UK

Decarbonising industry can’t wait for ‘technologies of tomorrow’, says Tory MP

Decarbonising industries such as steel will be a major part of reaching net zero (Andrew Matthews/PA)
Decarbonising industries such as steel will be a major part of reaching net zero (Andrew Matthews/PA)

The UK should not wait for the “technologies of tomorrow” to decarbonise its industries, the net zero tsar has said.

Conservative MP Chris Skidmore said the UK’s industrial emissions could be more than halved using technology available “today, right at our fingertips” as he launched a series of proposals for helping industry reach net zero.

Mr Skidmore said: “Eighty per cent of the UK’s gas use comes from 8% of all businesses – mainly key industries such as steel, cement, glass and chemical refining.

“If we can take urgent action to decarbonise these sectors then we can make a huge shift towards our goals. Yet the Government hasn’t committed to a long-term and stable plan for how we can decarbonise these industries now.”

The proposals appeared in a report published on Friday, the latest in a series from Mr Skidmore’s Mission Zero Network setting out how the UK can reach net zero and following on from the Net Zero Review carried out by the former minister last year.

They include pursuing a “twin track” approach, with greater focus on electrification, digitisation and microgeneration of power alongside the Government’s existing efforts to develop hydrogen and carbon capture and storage technology.

Mr Skidmore said: “We don’t need to wait for the technologies of tomorrow to act today, especially when we could be focusing on these high-emitting sectors to reach our emissions goals for 2030, not just 2050.”

He also urged a change in policy to provide “more carrots” for industries to cut carbon emissions, saying the UK “can’t simply continue to hand out credits as if they’re some kind of indulgence”.

The report comes shortly after Rishi Sunak arrived in Dubai for the Cop28 summit, which also received a message from the King in which he said the world was “dreadfully far off” achieving its climate goals.

Mr Skidmore has recently been critical of the Government’s stance on net zero, and particularly Mr Sunak’s decision to row back from a number of climate change commitments, arguing that the UK needs a stable, long-term plan to cut emissions.

Cabinet meeting
Chris Skidmore, the net zero tsar, has produced a series of reports calling for long-term plans to provide certainty around net zero (David Mirzoeff/PA)

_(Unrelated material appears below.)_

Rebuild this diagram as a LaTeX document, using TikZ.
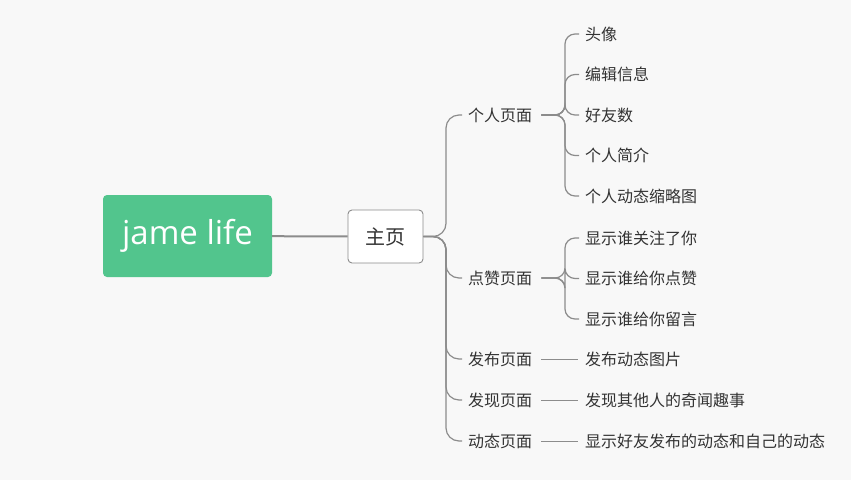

At an event to launch Friday’s report, he reiterated calls for a “long-term, stable pathway… that’s away from the hands of the politicians”.

He said: “We’ve seen this already being developed, not just in the States with their own industrial decarbonisation issues. We’ve seen this developed in Germany with their 10-year guarantee for a hydrogen strategy that’s worth billions, not millions, and I think we’re also beginning to see it, potentially, in Keir Starmer’s own energy policy around having a green industrial mission.

“But the detail of that needs to be set out, so as we go into 2024 with a general election around the corner we need key commitments from all political parties on how they are going to provide support for industry.”

Helen Lamprell, chief legal and transformation officer at industrial software company Aveva, which supported Mr Skidmore’s report, said: “This is a complex challenge, requiring careful co-ordination right across our economy. And we must be aware that we are operating in a global market for investment.

“At Aveva we are already involved in live clean hydrogen and carbon capture and storage projects in the US, Germany, China – but here in the UK progress has been slower.

“The work of the Mission Zero Network in identifying how best to galvanise greater momentum in these sectors is so urgently needed because rising to the challenge of industrial decarbonisation is not only central to meeting the UK’s net zero commitments, but also essential to ensuring the UK maintains a competitive industrial sector into the future.”